** BEGIN **

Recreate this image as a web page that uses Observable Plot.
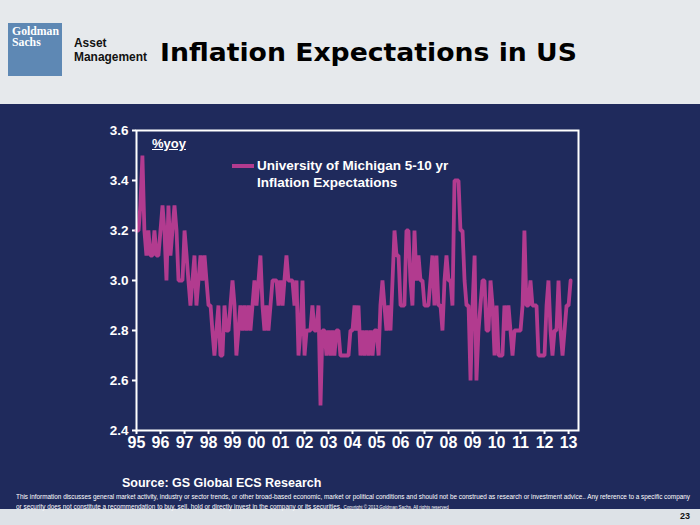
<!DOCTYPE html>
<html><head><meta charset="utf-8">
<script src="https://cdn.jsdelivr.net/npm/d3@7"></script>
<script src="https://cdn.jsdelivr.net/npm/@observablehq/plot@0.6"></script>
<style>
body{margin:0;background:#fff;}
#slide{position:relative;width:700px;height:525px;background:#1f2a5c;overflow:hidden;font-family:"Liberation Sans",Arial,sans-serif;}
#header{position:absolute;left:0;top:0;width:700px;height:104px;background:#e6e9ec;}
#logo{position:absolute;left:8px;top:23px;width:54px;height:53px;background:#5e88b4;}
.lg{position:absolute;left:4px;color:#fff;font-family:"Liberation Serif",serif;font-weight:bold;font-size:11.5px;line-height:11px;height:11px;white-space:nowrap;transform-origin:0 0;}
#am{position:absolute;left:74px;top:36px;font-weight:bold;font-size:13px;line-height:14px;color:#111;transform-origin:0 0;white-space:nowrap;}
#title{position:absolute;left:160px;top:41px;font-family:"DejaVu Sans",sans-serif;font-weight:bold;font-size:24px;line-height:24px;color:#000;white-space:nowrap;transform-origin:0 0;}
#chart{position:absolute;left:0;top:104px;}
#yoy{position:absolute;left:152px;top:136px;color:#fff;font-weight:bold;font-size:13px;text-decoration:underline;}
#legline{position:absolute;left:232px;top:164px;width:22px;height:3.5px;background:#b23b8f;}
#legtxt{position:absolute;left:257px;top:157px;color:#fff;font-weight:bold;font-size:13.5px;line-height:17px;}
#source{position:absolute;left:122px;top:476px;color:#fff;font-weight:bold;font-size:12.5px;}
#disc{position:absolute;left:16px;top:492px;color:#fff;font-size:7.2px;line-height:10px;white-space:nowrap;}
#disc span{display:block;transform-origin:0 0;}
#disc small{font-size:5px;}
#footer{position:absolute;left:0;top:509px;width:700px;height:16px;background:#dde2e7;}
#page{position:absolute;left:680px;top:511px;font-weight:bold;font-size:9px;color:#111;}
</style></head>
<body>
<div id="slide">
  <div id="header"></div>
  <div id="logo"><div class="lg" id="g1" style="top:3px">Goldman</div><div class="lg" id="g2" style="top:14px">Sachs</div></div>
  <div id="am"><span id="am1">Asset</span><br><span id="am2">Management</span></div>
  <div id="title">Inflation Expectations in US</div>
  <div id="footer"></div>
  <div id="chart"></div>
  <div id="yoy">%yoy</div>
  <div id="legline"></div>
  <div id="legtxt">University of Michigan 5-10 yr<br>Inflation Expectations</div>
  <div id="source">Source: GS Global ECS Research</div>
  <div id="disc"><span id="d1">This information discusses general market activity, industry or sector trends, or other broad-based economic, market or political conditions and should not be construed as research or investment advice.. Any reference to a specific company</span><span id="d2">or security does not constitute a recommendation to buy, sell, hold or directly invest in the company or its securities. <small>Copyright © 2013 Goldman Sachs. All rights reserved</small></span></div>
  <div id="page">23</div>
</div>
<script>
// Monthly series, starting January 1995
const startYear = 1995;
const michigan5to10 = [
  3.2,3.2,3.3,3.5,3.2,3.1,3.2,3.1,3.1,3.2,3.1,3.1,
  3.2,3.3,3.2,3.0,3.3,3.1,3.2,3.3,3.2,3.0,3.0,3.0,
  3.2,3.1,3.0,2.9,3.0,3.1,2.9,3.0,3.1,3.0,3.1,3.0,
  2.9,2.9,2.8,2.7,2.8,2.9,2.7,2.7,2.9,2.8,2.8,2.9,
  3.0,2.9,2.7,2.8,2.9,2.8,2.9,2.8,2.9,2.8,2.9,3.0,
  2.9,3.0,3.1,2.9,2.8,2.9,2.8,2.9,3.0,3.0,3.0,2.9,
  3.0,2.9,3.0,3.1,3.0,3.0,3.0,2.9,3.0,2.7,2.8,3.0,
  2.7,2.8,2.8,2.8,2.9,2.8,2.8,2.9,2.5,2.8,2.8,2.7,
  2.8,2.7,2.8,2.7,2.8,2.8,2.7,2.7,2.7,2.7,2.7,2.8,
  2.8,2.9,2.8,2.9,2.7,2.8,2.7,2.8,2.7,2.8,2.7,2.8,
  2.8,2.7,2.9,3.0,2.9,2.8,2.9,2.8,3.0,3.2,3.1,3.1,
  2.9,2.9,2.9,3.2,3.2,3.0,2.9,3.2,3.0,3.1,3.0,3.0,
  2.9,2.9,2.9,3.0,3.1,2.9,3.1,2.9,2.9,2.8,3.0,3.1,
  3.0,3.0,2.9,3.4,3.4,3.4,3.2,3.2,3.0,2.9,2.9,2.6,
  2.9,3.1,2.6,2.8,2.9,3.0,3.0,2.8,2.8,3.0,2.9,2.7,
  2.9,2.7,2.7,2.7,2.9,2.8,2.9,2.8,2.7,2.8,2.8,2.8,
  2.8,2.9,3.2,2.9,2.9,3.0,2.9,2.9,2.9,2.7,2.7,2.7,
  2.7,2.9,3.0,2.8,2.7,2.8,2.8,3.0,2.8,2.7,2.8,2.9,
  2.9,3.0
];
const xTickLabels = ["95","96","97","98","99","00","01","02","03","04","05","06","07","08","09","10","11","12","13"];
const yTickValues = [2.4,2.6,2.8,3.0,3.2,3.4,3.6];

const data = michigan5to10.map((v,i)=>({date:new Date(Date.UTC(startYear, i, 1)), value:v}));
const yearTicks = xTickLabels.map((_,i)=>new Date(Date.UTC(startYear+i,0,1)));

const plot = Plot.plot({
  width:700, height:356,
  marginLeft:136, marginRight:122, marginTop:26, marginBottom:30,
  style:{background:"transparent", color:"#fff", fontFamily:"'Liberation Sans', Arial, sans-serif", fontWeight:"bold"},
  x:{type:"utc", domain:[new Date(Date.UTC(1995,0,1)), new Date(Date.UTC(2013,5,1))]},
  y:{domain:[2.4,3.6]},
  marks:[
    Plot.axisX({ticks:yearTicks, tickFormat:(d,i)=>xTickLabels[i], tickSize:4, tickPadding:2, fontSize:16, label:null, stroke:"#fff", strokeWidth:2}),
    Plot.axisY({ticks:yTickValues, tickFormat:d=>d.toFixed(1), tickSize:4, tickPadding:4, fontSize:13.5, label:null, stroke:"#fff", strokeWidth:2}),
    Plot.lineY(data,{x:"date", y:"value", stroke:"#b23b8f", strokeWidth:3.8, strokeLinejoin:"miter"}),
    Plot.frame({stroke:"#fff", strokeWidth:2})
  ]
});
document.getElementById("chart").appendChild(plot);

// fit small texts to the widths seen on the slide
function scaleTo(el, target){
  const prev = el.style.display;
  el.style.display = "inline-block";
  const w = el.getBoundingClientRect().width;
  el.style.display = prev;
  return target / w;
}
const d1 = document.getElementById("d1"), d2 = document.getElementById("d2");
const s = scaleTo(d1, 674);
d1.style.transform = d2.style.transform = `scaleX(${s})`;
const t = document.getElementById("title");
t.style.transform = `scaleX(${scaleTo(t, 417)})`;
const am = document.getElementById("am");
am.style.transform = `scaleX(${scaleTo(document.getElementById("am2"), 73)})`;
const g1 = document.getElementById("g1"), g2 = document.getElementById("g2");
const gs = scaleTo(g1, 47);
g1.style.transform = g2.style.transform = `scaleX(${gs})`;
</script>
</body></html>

** END **

What to produce | All of the lines above should be printed exactly, minus the pictures.

Problem solution |
Recreate this image as a web page that uses Observable Plot.
<!DOCTYPE html>
<html><head><meta charset="utf-8">
<script src="https://cdn.jsdelivr.net/npm/d3@7"></script>
<script src="https://cdn.jsdelivr.net/npm/@observablehq/plot@0.6"></script>
<style>
body{margin:0;background:#fff;}
#slide{position:relative;width:700px;height:525px;background:#1f2a5c;overflow:hidden;font-family:"Liberation Sans",Arial,sans-serif;}
#header{position:absolute;left:0;top:0;width:700px;height:104px;background:#e6e9ec;}
#logo{position:absolute;left:8px;top:23px;width:54px;height:53px;background:#5e88b4;}
.lg{position:absolute;left:4px;color:#fff;font-family:"Liberation Serif",serif;font-weight:bold;font-size:11.5px;line-height:11px;height:11px;white-space:nowrap;transform-origin:0 0;}
#am{position:absolute;left:74px;top:36px;font-weight:bold;font-size:13px;line-height:14px;color:#111;transform-origin:0 0;white-space:nowrap;}
#title{position:absolute;left:160px;top:41px;font-family:"DejaVu Sans",sans-serif;font-weight:bold;font-size:24px;line-height:24px;color:#000;white-space:nowrap;transform-origin:0 0;}
#chart{position:absolute;left:0;top:104px;}
#yoy{position:absolute;left:152px;top:136px;color:#fff;font-weight:bold;font-size:13px;text-decoration:underline;}
#legline{position:absolute;left:232px;top:164px;width:22px;height:3.5px;background:#b23b8f;}
#legtxt{position:absolute;left:257px;top:157px;color:#fff;font-weight:bold;font-size:13.5px;line-height:17px;}
#source{position:absolute;left:122px;top:476px;color:#fff;font-weight:bold;font-size:12.5px;}
#disc{position:absolute;left:16px;top:492px;color:#fff;font-size:7.2px;line-height:10px;white-space:nowrap;}
#disc span{display:block;transform-origin:0 0;}
#disc small{font-size:5px;}
#footer{position:absolute;left:0;top:509px;width:700px;height:16px;background:#dde2e7;}
#page{position:absolute;left:680px;top:511px;font-weight:bold;font-size:9px;color:#111;}
</style></head>
<body>
<div id="slide">
  <div id="header"></div>
  <div id="logo"><div class="lg" id="g1" style="top:3px">Goldman</div><div class="lg" id="g2" style="top:14px">Sachs</div></div>
  <div id="am"><span id="am1">Asset</span><br><span id="am2">Management</span></div>
  <div id="title">Inflation Expectations in US</div>
  <div id="footer"></div>
  <div id="chart"></div>
  <div id="yoy">%yoy</div>
  <div id="legline"></div>
  <div id="legtxt">University of Michigan 5-10 yr<br>Inflation Expectations</div>
  <div id="source">Source: GS Global ECS Research</div>
  <div id="disc"><span id="d1">This information discusses general market activity, industry or sector trends, or other broad-based economic, market or political conditions and should not be construed as research or investment advice.. Any reference to a specific company</span><span id="d2">or security does not constitute a recommendation to buy, sell, hold or directly invest in the company or its securities. <small>Copyright © 2013 Goldman Sachs. All rights reserved</small></span></div>
  <div id="page">23</div>
</div>
<script>
// Monthly series, starting January 1995
const startYear = 1995;
const michigan5to10 = [
  3.2,3.2,3.3,3.5,3.2,3.1,3.2,3.1,3.1,3.2,3.1,3.1,
  3.2,3.3,3.2,3.0,3.3,3.1,3.2,3.3,3.2,3.0,3.0,3.0,
  3.2,3.1,3.0,2.9,3.0,3.1,2.9,3.0,3.1,3.0,3.1,3.0,
  2.9,2.9,2.8,2.7,2.8,2.9,2.7,2.7,2.9,2.8,2.8,2.9,
  3.0,2.9,2.7,2.8,2.9,2.8,2.9,2.8,2.9,2.8,2.9,3.0,
  2.9,3.0,3.1,2.9,2.8,2.9,2.8,2.9,3.0,3.0,3.0,2.9,
  3.0,2.9,3.0,3.1,3.0,3.0,3.0,2.9,3.0,2.7,2.8,3.0,
  2.7,2.8,2.8,2.8,2.9,2.8,2.8,2.9,2.5,2.8,2.8,2.7,
  2.8,2.7,2.8,2.7,2.8,2.8,2.7,2.7,2.7,2.7,2.7,2.8,
  2.8,2.9,2.8,2.9,2.7,2.8,2.7,2.8,2.7,2.8,2.7,2.8,
  2.8,2.7,2.9,3.0,2.9,2.8,2.9,2.8,3.0,3.2,3.1,3.1,
  2.9,2.9,2.9,3.2,3.2,3.0,2.9,3.2,3.0,3.1,3.0,3.0,
  2.9,2.9,2.9,3.0,3.1,2.9,3.1,2.9,2.9,2.8,3.0,3.1,
  3.0,3.0,2.9,3.4,3.4,3.4,3.2,3.2,3.0,2.9,2.9,2.6,
  2.9,3.1,2.6,2.8,2.9,3.0,3.0,2.8,2.8,3.0,2.9,2.7,
  2.9,2.7,2.7,2.7,2.9,2.8,2.9,2.8,2.7,2.8,2.8,2.8,
  2.8,2.9,3.2,2.9,2.9,3.0,2.9,2.9,2.9,2.7,2.7,2.7,
  2.7,2.9,3.0,2.8,2.7,2.8,2.8,3.0,2.8,2.7,2.8,2.9,
  2.9,3.0
];
const xTickLabels = ["95","96","97","98","99","00","01","02","03","04","05","06","07","08","09","10","11","12","13"];
const yTickValues = [2.4,2.6,2.8,3.0,3.2,3.4,3.6];

const data = michigan5to10.map((v,i)=>({date:new Date(Date.UTC(startYear, i, 1)), value:v}));
const yearTicks = xTickLabels.map((_,i)=>new Date(Date.UTC(startYear+i,0,1)));

const plot = Plot.plot({
  width:700, height:356,
  marginLeft:136, marginRight:122, marginTop:26, marginBottom:30,
  style:{background:"transparent", color:"#fff", fontFamily:"'Liberation Sans', Arial, sans-serif", fontWeight:"bold"},
  x:{type:"utc", domain:[new Date(Date.UTC(1995,0,1)), new Date(Date.UTC(2013,5,1))]},
  y:{domain:[2.4,3.6]},
  marks:[
    Plot.axisX({ticks:yearTicks, tickFormat:(d,i)=>xTickLabels[i], tickSize:4, tickPadding:2, fontSize:16, label:null, stroke:"#fff", strokeWidth:2}),
    Plot.axisY({ticks:yTickValues, tickFormat:d=>d.toFixed(1), tickSize:4, tickPadding:4, fontSize:13.5, label:null, stroke:"#fff", strokeWidth:2}),
    Plot.lineY(data,{x:"date", y:"value", stroke:"#b23b8f", strokeWidth:3.8, strokeLinejoin:"miter"}),
    Plot.frame({stroke:"#fff", strokeWidth:2})
  ]
});
document.getElementById("chart").appendChild(plot);

// fit small texts to the widths seen on the slide
function scaleTo(el, target){
  const prev = el.style.display;
  el.style.display = "inline-block";
  const w = el.getBoundingClientRect().width;
  el.style.display = prev;
  return target / w;
}
const d1 = document.getElementById("d1"), d2 = document.getElementById("d2");
const s = scaleTo(d1, 674);
d1.style.transform = d2.style.transform = `scaleX(${s})`;
const t = document.getElementById("title");
t.style.transform = `scaleX(${scaleTo(t, 417)})`;
const am = document.getElementById("am");
am.style.transform = `scaleX(${scaleTo(document.getElementById("am2"), 73)})`;
const g1 = document.getElementById("g1"), g2 = document.getElementById("g2");
const gs = scaleTo(g1, 47);
g1.style.transform = g2.style.transform = `scaleX(${gs})`;
</script>
</body></html>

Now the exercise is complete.